For step-by-step images and captions, click on the image gallery.
Picture one: The starter motor is simply an electric motor, and is similar in design to those found in everything from washing machines to Scalextric model cars. This GSX1100 starter is held together with two long screws. Once removed I can lift away the end cover and brush plate to reveal the innards.
Picture two: The armature now pulls out of the starter motor body. The armature comprises of a series of electrical windings, all coated in epoxy insulation. Each set of windings is soldered to a pole of the commutator, the segmented copper section on the left. At the right, a ball bearing supports the armature in the starter body.
Picture three: Looking downwards into the starter body, you can clearly see the four permanent magnets fixed around the inside. An electric current passed though the armature windings causes them to be attracted and repelled by these magnets, which in turn makes the armature spin.
Picture four: The segments between the commutator poles should be clear.
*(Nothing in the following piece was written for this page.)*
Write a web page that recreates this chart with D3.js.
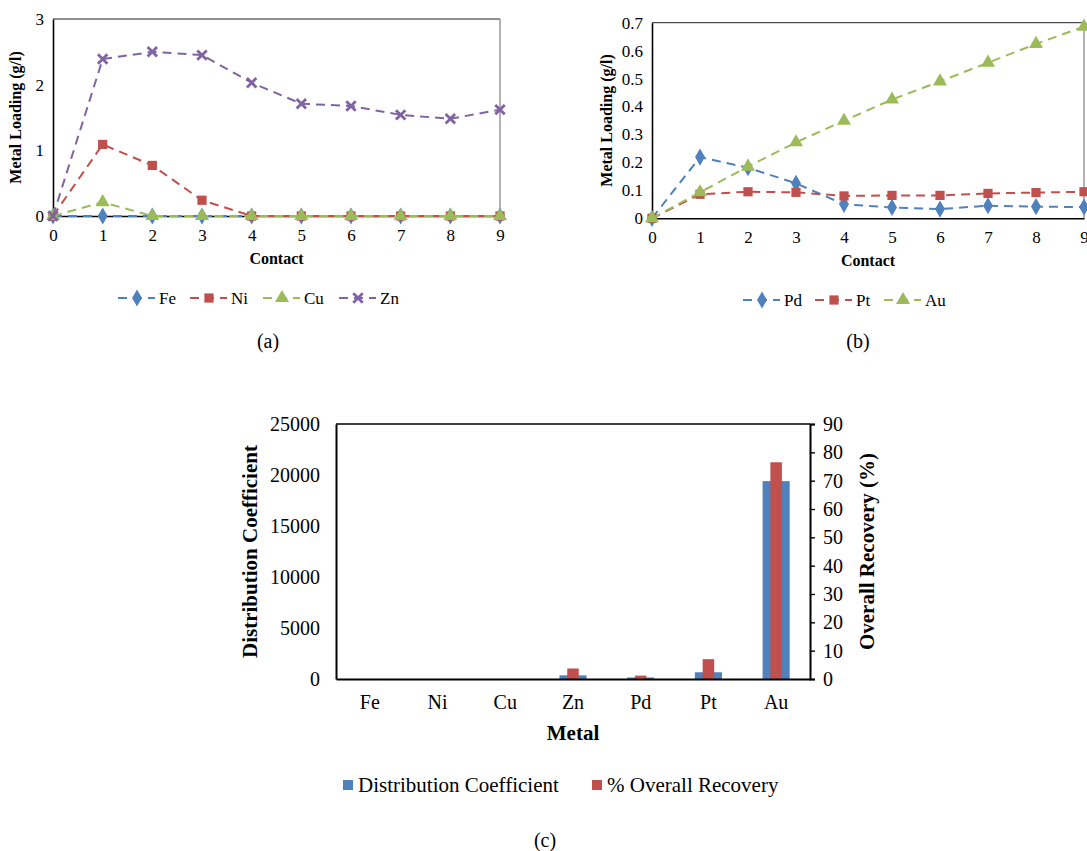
<!DOCTYPE html>
<html>
<head>
<meta charset="utf-8">
<script src="https://cdn.jsdelivr.net/npm/d3@7"></script>
<style>
  html, body { margin: 0; padding: 0; background: #fff; }
  svg { display: block; }
  svg text { font-family: "Liberation Serif", "DejaVu Serif", serif !important; }
</style>
</head>
<body>
<svg id="fig" width="1087" height="851"></svg>
<script>
// ---- data ----
const contacts = [0, 1, 2, 3, 4, 5, 6, 7, 8, 9];

// (a) base metals, metal loading (g/l)
const fe = [0, 0, 0, 0, 0, 0, 0, 0, 0, 0];
const ni = [0, 1.09, 0.77, 0.24, 0, 0, 0, 0, 0, 0];
const cu = [0, 0.21, 0, 0, 0, 0, 0, 0, 0, 0];
const zn = [0, 2.39, 2.50, 2.45, 2.03, 1.71, 1.675, 1.54, 1.48, 1.62];
const ticksA = [0, 1, 2, 3];

// (b) precious metals, metal loading (g/l)
const pd = [0, 0.219, 0.181, 0.125, 0.050, 0.039, 0.033, 0.045, 0.042, 0.040];
const pt = [0, 0.086, 0.095, 0.093, 0.080, 0.082, 0.082, 0.089, 0.092, 0.095];
const au = [0, 0.093, 0.185, 0.272, 0.349, 0.425, 0.490, 0.557, 0.624, 0.686];
const ticksB = [0, 0.1, 0.2, 0.3, 0.4, 0.5, 0.6, 0.7];

// (c) distribution coefficient and overall recovery per metal
const metals = ["Fe", "Ni", "Cu", "Zn", "Pd", "Pt", "Au"];
const distCoef = [0, 0, 0, 360, 150, 660, 19400];
const recovery = [0, 0, 0, 3.7, 1.2, 7.0, 76.5];
const ticksCLeft = [0, 5000, 10000, 15000, 20000, 25000];
const ticksCRight = [0, 10, 20, 30, 40, 50, 60, 70, 80, 90];

const BLUE = "#4F81BD", RED = "#C0504D", GREEN = "#9BBB59", PURPLE = "#8064A2";

const svg = d3.select("#fig");

function marker(g, kind, color) {
  if (kind === "diamond") {
    g.append("path").attr("d", d3.symbol(d3.symbolDiamond, 85)()).attr("fill", color);
  } else if (kind === "square") {
    g.append("path").attr("d", d3.symbol(d3.symbolSquare, 85)()).attr("fill", color);
  } else if (kind === "triangle") {
    g.append("path").attr("d", d3.symbol(d3.symbolTriangle, 85)()).attr("fill", color);
  } else if (kind === "x") {
    g.append("path").attr("d", d3.symbol(d3.symbolX, 60)())
      .attr("fill", "none").attr("stroke", color).attr("stroke-width", 2.8);
  }
}

function lineChart(opts) {
  const { left, right, top, bottom, yMax, yTicks, yFmt, series, legendY, legendX, title, titleOffset } = opts;
  const x = d3.scaleLinear().domain([0, 9]).range([left, right]);
  const y = d3.scaleLinear().domain([0, yMax]).range([bottom, top]);
  const g = svg.append("g");

  // frame
  g.append("line").attr("x1", left).attr("x2", right).attr("y1", top).attr("y2", top)
    .attr("stroke", "#222").attr("stroke-width", 1);
  g.append("line").attr("x1", right).attr("x2", right).attr("y1", top).attr("y2", bottom)
    .attr("stroke", "#666").attr("stroke-width", 1);

  // axes
  const yAxis = d3.axisLeft(y).tickValues(yTicks).tickSize(0).tickPadding(9).tickFormat(yFmt);
  const ya = g.append("g").attr("transform", `translate(${left},0)`).call(yAxis);
  const xAxis = d3.axisBottom(x).tickValues(contacts).tickSize(0).tickPadding(13);
  const xa = g.append("g").attr("transform", `translate(0,${bottom})`).call(xAxis);
  [ya, xa].forEach(a => {
    a.select(".domain").attr("stroke", "#000").attr("stroke-width", 1.6);
    a.selectAll("text").attr("font-size", 17).attr("fill", "#000");
  });

  // titles
  g.append("text").attr("x", (left + right) / 2).attr("y", bottom + 48)
    .attr("text-anchor", "middle").attr("font-weight", "bold").attr("font-size", 16)
    .text("Contact");
  g.append("text")
    .attr("transform", `translate(${left - titleOffset},${(top + bottom) / 2}) rotate(-90)`)
    .attr("text-anchor", "middle").attr("font-weight", "bold").attr("font-size", 16)
    .text("Metal Loading (g/l)");

  // series
  const line = d3.line().x((d, i) => x(contacts[i])).y(d => y(d));
  series.forEach(s => {
    g.append("path").datum(s.values).attr("d", line)
      .attr("fill", "none").attr("stroke", s.color).attr("stroke-width", 2)
      .attr("stroke-dasharray", "9,6");
    s.values.forEach((v, i) => {
      const m = g.append("g").attr("transform", `translate(${x(contacts[i])},${y(v)})`);
      marker(m, s.marker, s.color);
    });
  });

  // legend
  series.forEach((s, i) => {
    const lx = legendX[i];
    const lg = g.append("g").attr("transform", `translate(${lx},${legendY})`);
    lg.append("line").attr("x1", 0).attr("x2", 37).attr("y1", 0).attr("y2", 0)
      .attr("stroke", s.color).attr("stroke-width", 2).attr("stroke-dasharray", "9,6");
    const m = lg.append("g").attr("transform", "translate(19,0)");
    marker(m, s.marker, s.color);
    lg.append("text").attr("x", 41).attr("y", 6).attr("font-size", 17).text(s.name);
  });

  g.append("text").attr("x", title.x).attr("y", title.y).attr("text-anchor", "middle")
    .attr("font-size", 20).text(title.text);
}

lineChart({
  left: 53, right: 500, top: 19, bottom: 216, yMax: 3, yTicks: ticksA,
  yFmt: d3.format("d"), titleOffset: 32,
  series: [
    { name: "Fe", values: fe, color: BLUE, marker: "diamond" },
    { name: "Ni", values: ni, color: RED, marker: "square" },
    { name: "Cu", values: cu, color: GREEN, marker: "triangle" },
    { name: "Zn", values: zn, color: PURPLE, marker: "x" }
  ],
  legendY: 298, legendX: [118, 190, 263, 339],
  title: { x: 268, y: 348, text: "(a)" }
});

lineChart({
  left: 652, right: 1084, top: 22.7, bottom: 218.3, yMax: 0.7, yTicks: ticksB,
  yFmt: d => d === 0 ? "0" : d3.format(".1f")(d), titleOffset: 40,
  series: [
    { name: "Pd", values: pd, color: BLUE, marker: "diamond" },
    { name: "Pt", values: pt, color: RED, marker: "square" },
    { name: "Au", values: au, color: GREEN, marker: "triangle" }
  ],
  legendY: 300, legendX: [743, 815, 884],
  title: { x: 858, y: 348, text: "(b)" }
});

// ---- (c) bar chart with two y axes ----
(function () {
  const left = 336, right = 810, top = 424, bottom = 679;
  const x = d3.scaleBand().domain(metals).range([left, right]);
  const yL = d3.scaleLinear().domain([0, 25000]).range([bottom, top]);
  const yR = d3.scaleLinear().domain([0, 90]).range([bottom, top]);
  const g = svg.append("g");

  g.append("line").attr("x1", left).attr("x2", right).attr("y1", top).attr("y2", top)
    .attr("stroke", "#000").attr("stroke-width", 1.4);

  const bw = x.bandwidth() * 0.4;
  const rw = x.bandwidth() * 0.17;
  g.selectAll("rect.dc").data(metals).join("rect").attr("class", "dc")
    .attr("x", m => x(m) + (x.bandwidth() - bw) / 2)
    .attr("width", bw)
    .attr("y", (m, i) => yL(distCoef[i]))
    .attr("height", (m, i) => bottom - yL(distCoef[i]))
    .attr("fill", BLUE);
  g.selectAll("rect.rec").data(metals).join("rect").attr("class", "rec")
    .attr("x", m => x(m) + (x.bandwidth() - rw) / 2)
    .attr("width", rw)
    .attr("y", (m, i) => yR(recovery[i]))
    .attr("height", (m, i) => bottom - yR(recovery[i]))
    .attr("fill", RED);

  const la = g.append("g").attr("transform", `translate(${left},0)`)
    .call(d3.axisLeft(yL).tickValues(ticksCLeft).tickSize(0).tickPadding(16).tickFormat(d3.format("d")));
  const ra = g.append("g").attr("transform", `translate(${right},0)`)
    .call(d3.axisRight(yR).tickValues(ticksCRight).tickSize(5).tickPadding(8));
  const ba = g.append("g").attr("transform", `translate(0,${bottom})`)
    .call(d3.axisBottom(x).tickSize(0).tickPadding(16));
  [la, ra, ba].forEach(a => {
    a.select(".domain").attr("stroke", "#000").attr("stroke-width", 2);
    a.selectAll(".tick line").attr("stroke", "#000").attr("stroke-width", 1.4);
    a.selectAll("text").attr("font-size", 20).attr("fill", "#000");
  });

  g.append("text").attr("x", (left + right) / 2).attr("y", bottom + 61)
    .attr("text-anchor", "middle").attr("font-weight", "bold").attr("font-size", 21)
    .text("Metal");
  g.append("text")
    .attr("transform", `translate(${left - 79},${(top + bottom) / 2}) rotate(-90)`)
    .attr("text-anchor", "middle").attr("font-weight", "bold").attr("font-size", 21)
    .text("Distribution Coefficient");
  g.append("text")
    .attr("transform", `translate(${right + 64},${(top + bottom) / 2}) rotate(-90)`)
    .attr("text-anchor", "middle").attr("font-weight", "bold").attr("font-size", 21)
    .text("Overall Recovery (%)");

  // legend
  const legend = [
    { name: "Distribution Coefficient", color: BLUE, x: 343 },
    { name: "% Overall Recovery", color: RED, x: 592 }
  ];
  legend.forEach(l => {
    g.append("rect").attr("x", l.x).attr("y", 780).attr("width", 10).attr("height", 10).attr("fill", l.color);
    g.append("text").attr("x", l.x + 15).attr("y", 792).attr("font-size", 21).text(l.name);
  });

  g.append("text").attr("x", 545).attr("y", 847).attr("text-anchor", "middle")
    .attr("font-size", 20).text("(c)");
})();
</script>
</body>
</html>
Any surplus carbon deposits that have built up here can be gently scraped away with a small screwdriver, but be careful not to scratch either the copper surfaces or the epoxy insulation off the windings. The commutator will also benefit from a quick polish with Solvol Autosol to remove built-up carbon.
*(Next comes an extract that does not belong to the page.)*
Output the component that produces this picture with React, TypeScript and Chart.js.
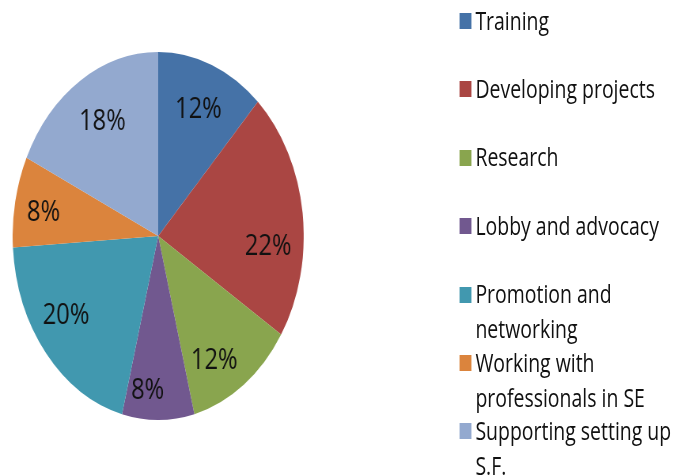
import React, { useEffect, useRef } from "react";
import { Chart, registerables } from "chart.js";

Chart.register(...registerables);

const categories = [
  "Training",
  "Developing projects",
  "Research",
  "Lobby and advocacy",
  "Promotion and networking",
  "Working with professionals in SE",
  "Supporting setting up S.F.",
];
const shares = [12, 22, 12, 8, 20, 8, 18];
const colors = ["#4572A7", "#AA4643", "#89A54E", "#71588F", "#4198AF", "#DB843D", "#93A9CF"];

const SX = 0.791;
const FONT = "'Open Sans', sans-serif";

// label placement style (best-fit nudges: degrees of rotation, fraction of radius)
const LABEL_ANGLE_NUDGE = [0, 10.7, 6, 5, 6, -0.7, 1.2];
const LABEL_RADIUS_FRAC = [0.75, 0.757, 0.77, 0.83, 0.76, 0.8, 0.74];

export default function App() {
  const ref = useRef<HTMLCanvasElement>(null);

  useEffect(() => {
    if (!ref.current) return;
    const labelPlugin = {
      id: "sliceLabels",
      afterDatasetsDraw(chart: any) {
        const ctx = chart.ctx;
        const meta = chart.getDatasetMeta(0);
        const fs = 30;
        ctx.save();
        ctx.font = `${fs}px ${FONT}`;
        ctx.fillStyle = "#111111";
        ctx.textAlign = "center";
        ctx.textBaseline = "alphabetic";
        meta.data.forEach((arc: any, i: number) => {
          const p = arc.getProps(["x", "y", "startAngle", "endAngle", "outerRadius"], true);
          const mid = (p.startAngle + p.endAngle) / 2 + ((LABEL_ANGLE_NUDGE[i] || 0) * Math.PI) / 180;
          const f = LABEL_RADIUS_FRAC[i] || 0.76;
          const lx = p.x + Math.cos(mid) * p.outerRadius * f;
          const ly = p.y + Math.sin(mid) * p.outerRadius * f;
          ctx.fillText(`${shares[i]}%`, lx, ly + fs * 0.357);
        });
        ctx.restore();
      },
    };
    const chart = new Chart(ref.current, {
      type: "pie",
      data: {
        labels: categories,
        datasets: [
          {
            data: shares,
            backgroundColor: colors,
            borderWidth: 0,
          },
        ],
      },
      options: {
        responsive: true,
        maintainAspectRatio: false,
        animation: false,
        layout: { padding: 0 },
        plugins: {
          legend: { display: false },
          tooltip: { enabled: false },
        },
      },
      plugins: [labelPlugin],
    });
    return () => chart.destroy();
  }, []);

  const step = 68.4;
  const lineH = 35;

  return (
    <div
      style={{
        position: "fixed",
        left: 0,
        top: 0,
        width: 679,
        height: 476,
        overflow: "hidden",
        background: "#ffffff",
      }}
    >
      <div
        style={{
          position: "absolute",
          left: 0,
          top: 0,
          width: 860,
          height: 476,
          transform: `scaleX(${SX})`,
          transformOrigin: "0 0",
        }}
      >
        <div style={{ position: "absolute", left: 16, top: 52, width: 368, height: 368 }}>
          <canvas ref={ref} />
        </div>
        {categories.map((c, i) => {
          const capCenter = 21 + i * step;
          return (
            <div key={c}>
              <div
                style={{
                  position: "absolute",
                  left: 581,
                  top: capCenter - 8,
                  width: 15,
                  height: 16,
                  background: colors[i],
                }}
              />
              <div
                style={{
                  position: "absolute",
                  left: 601,
                  top: capCenter - 18.5,
                  width: 258,
                  font: `24.6px ${FONT}`,
                  lineHeight: `${lineH}px`,
                  color: "#111111",
                }}
              >
                {c}
              </div>
            </div>
          );
        })}
      </div>
    </div>
  );
}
Picture five: A quick glance at the brush plate and the source of the problem becomes clear. Two carbon brushes run under spring pressure against the commutator, one of which is permanently soldered to the plate. The brush on the old plate (top) is clearly heavily worn when compared to a new one (bottom).
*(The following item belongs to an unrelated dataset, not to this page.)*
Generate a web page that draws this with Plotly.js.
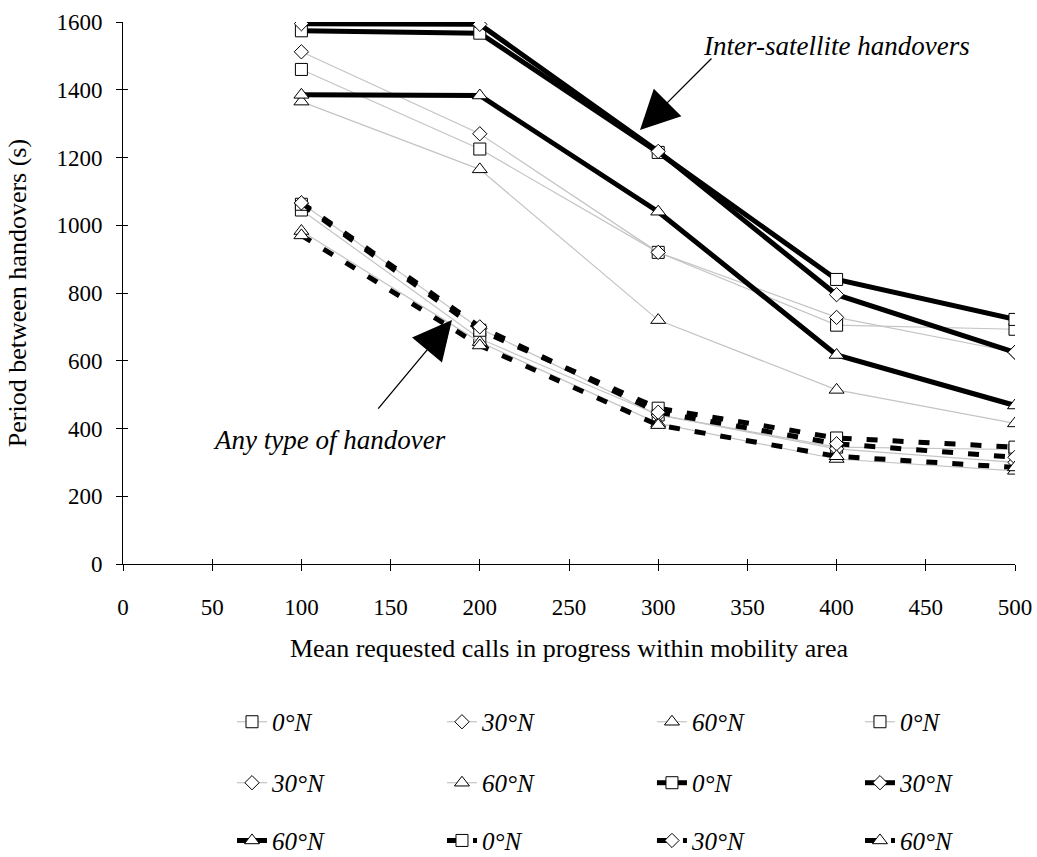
<!DOCTYPE html>
<html>
<head>
<meta charset="utf-8">
<script src="https://cdn.plot.ly/plotly-3.0.1.min.js"></script>
<style>html,body{margin:0;padding:0;background:#fff;}#chart{width:1037px;height:857px;}</style>
</head>
<body>
<div id="chart"></div>
<script>
// Data
const calls = [100, 200, 300, 400, 500];
const xTicks = [0, 50, 100, 150, 200, 250, 300, 350, 400, 450, 500];
const yTicks = [0, 200, 400, 600, 800, 1000, 1200, 1400, 1600];
const latLabels = ['0°N', '30°N', '60°N'];

// Thin grey set A (inter-satellite)
const greyA_0N  = [1460, 1225, 920, 705, 693];
const greyA_30N = [1512, 1270, 920, 728, 625];
const greyA_60N = [1365, 1165, 720, 514, 415];
// Thin grey set B (any type)
const greyB_0N  = [1045, 665, 440, 345, 338];
const greyB_30N = [1065, 695, 440, 340, 300];
const greyB_60N = [983, 655, 415, 310, 275];
// Thick solid (inter-satellite)
const solid_0N  = [1574, 1567, 1215, 840, 722];
const solid_30N = [1595, 1593, 1218, 795, 625];
const solid_60N = [1385, 1383, 1040, 617, 468];
// Thick dashed (any type)
const dash_0N  = [1062, 690, 460, 372, 345];
const dash_30N = [1066, 700, 448, 355, 315];
const dash_60N = [970, 645, 410, 318, 285];

const symbols = ['square', 'diamond', 'triangle-up'];
const sizes = [12, 11, 13];

function mk(y, idx, style) {
  const base = {
    x: calls, y: y, type: 'scatter', mode: 'lines+markers',
    name: latLabels[idx],
    marker: {symbol: symbols[idx], size: sizes[idx], color: '#ffffff', line: {color: '#000', width: 1}}
  };
  if (style === 'grey') base.line = {color: '#c4c4c4', width: 1.2};
  if (style === 'solid') base.line = {color: '#000', width: 5};
  if (style === 'dash') base.line = {color: '#000', width: 5, dash: '11px,15px'};
  return base;
}

const traces = [
  mk(greyA_0N, 0, 'grey'),
  mk(greyA_30N, 1, 'grey'),
  mk(greyA_60N, 2, 'grey'),
  mk(greyB_0N, 0, 'grey'),
  mk(greyB_30N, 1, 'grey'),
  mk(greyB_60N, 2, 'grey'),
  mk(solid_0N, 0, 'solid'),
  mk(solid_30N, 1, 'solid'),
  mk(solid_60N, 2, 'solid'),
  mk(dash_0N, 0, 'dash'),
  mk(dash_30N, 1, 'dash'),
  mk(dash_60N, 2, 'dash')
];

const fontFam = 'Liberation Serif, Times New Roman, serif';

// legend grid: 4 columns x 3 rows, one legend per entry
const legendColX = [0.1222, 0.3576, 0.5930, 0.8262];
const legendRowY = [-0.2915, -0.404, -0.5105];

const layout = {
  width: 1037, height: 857,
  margin: {l: 123, r: 22, t: 22, b: 293, autoexpand: false},
  paper_bgcolor: '#fff', plot_bgcolor: '#fff',
  font: {family: fontFam, size: 23, color: '#000'},
  showlegend: true,
  xaxis: {
    range: [0, 500], tickvals: xTicks, ticktext: xTicks.map(String),
    showgrid: false, zeroline: false, showline: true, linecolor: '#000', linewidth: 1,
    ticks: 'outside', ticklen: 6, tickcolor: '#000', tickwidth: 1, ticklabelstandoff: 16,
    tickfont: {family: fontFam, size: 23},
    title: {text: 'Mean requested calls in progress within mobility area', font: {family: fontFam, size: 26}, standoff: 20}
  },
  yaxis: {
    range: [0, 1600], tickvals: yTicks, ticktext: yTicks.map(String),
    showgrid: false, zeroline: false, showline: true, linecolor: '#000', linewidth: 1,
    ticks: 'outside', ticklen: 6, tickcolor: '#000', tickwidth: 1, ticklabelstandoff: 9,
    tickfont: {family: fontFam, size: 23},
    title: {text: 'Period between handovers (s)', font: {family: fontFam, size: 26}, standoff: 22}
  },
  xaxis2: {range: [0, 500], overlaying: 'x', tickvals: xTicks, showticklabels: false, ticks: 'inside', ticklen: 5, tickcolor: '#000', showgrid: false, zeroline: false, showline: false, side: 'bottom'},
  yaxis2: {range: [0, 1600], overlaying: 'y', tickvals: yTicks, showticklabels: false, ticks: 'inside', ticklen: 5, tickcolor: '#000', showgrid: false, zeroline: false, showline: false, side: 'left'},
  annotations: [
    {x: 399.7, y: 1529, xref: 'x', yref: 'y', text: 'Inter-satellite handovers', showarrow: false,
     font: {family: fontFam, size: 27, style: 'italic'}, xanchor: 'center', yanchor: 'middle'},
    {x: 289.8, y: 1281, xref: 'x', yref: 'y', text: '', showarrow: true, arrowhead: 2, arrowsize: 6, arrowwidth: 1.3,
     arrowcolor: '#000', ax: 73, ay: -73},
    {x: 116, y: 366, xref: 'x', yref: 'y', text: 'Any type of handover', showarrow: false,
     font: {family: fontFam, size: 27, style: 'italic'}, xanchor: 'center', yanchor: 'middle'},
    {x: 184.4, y: 720, xref: 'x', yref: 'y', text: '', showarrow: true, arrowhead: 2, arrowsize: 6, arrowwidth: 1.3,
     arrowcolor: '#000', ax: -75, ay: 90}
  ]
};

traces.forEach(function (t, i) {
  const key = i === 0 ? 'legend' : 'legend' + (i + 1);
  t.legend = key;
  layout[key] = {
    orientation: 'h', x: legendColX[i % 4], y: legendRowY[Math.floor(i / 4)],
    xanchor: 'left', yanchor: 'middle', itemwidth: 30,
    font: {family: fontFam, size: 25, color: '#000', style: 'italic'},
    bgcolor: 'rgba(0,0,0,0)', itemclick: false
  };
});

// invisible trace to carry overlay axes with inner tick marks
traces.push({x: [0], y: [0], xaxis: 'x2', yaxis: 'y2', mode: 'markers', marker: {opacity: 0}, showlegend: false, hoverinfo: 'skip'});

Plotly.newPlot('chart', traces, layout, {staticPlot: true, displayModeBar: false});
</script>
</body>
</html>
Picture six: The other, non-captive, brush is a separate part, though the whole plot is supplied as one item when ordering spares. Again, the amount of wear is obvious when comparing the old brush to the new one. This brush is soldered to the mounting post for the live feed cable, and has to be mounted into the end cover before assembly.
Picture seven: With the armature replaced in the body, this is how the brushes engage against the commutator. Spiral springs hold them under tension, and these will have to be held back while the brush plate is positioned. A notch in the plate lines it up correctly to the body. The end cap then sandwiches the assembly together, and the two long screws go back in from the other end to hold the starter together.
Picture eight: Bench testing the rebuilt motor. I've clamped it into the vice to hold it steady, then positioned a bike battery so the negative terminal is in firm contact with the end cap, to provide a good earth. Now touching the lead from the motor terminal to battery positive completes the circuit, and the motor should spin.
Picture nine: The rebuilt motor goes back onto the crankcase. Some gentle waggling should engage it with the starter drive gear without having to remove the generator cover for additional access. The motor depends on a good electrical contact with the crankcase to complete its circuit, and the crankcase will have a heavy duty lead running direct to the battery negative to ensure a good earth for the starter motor.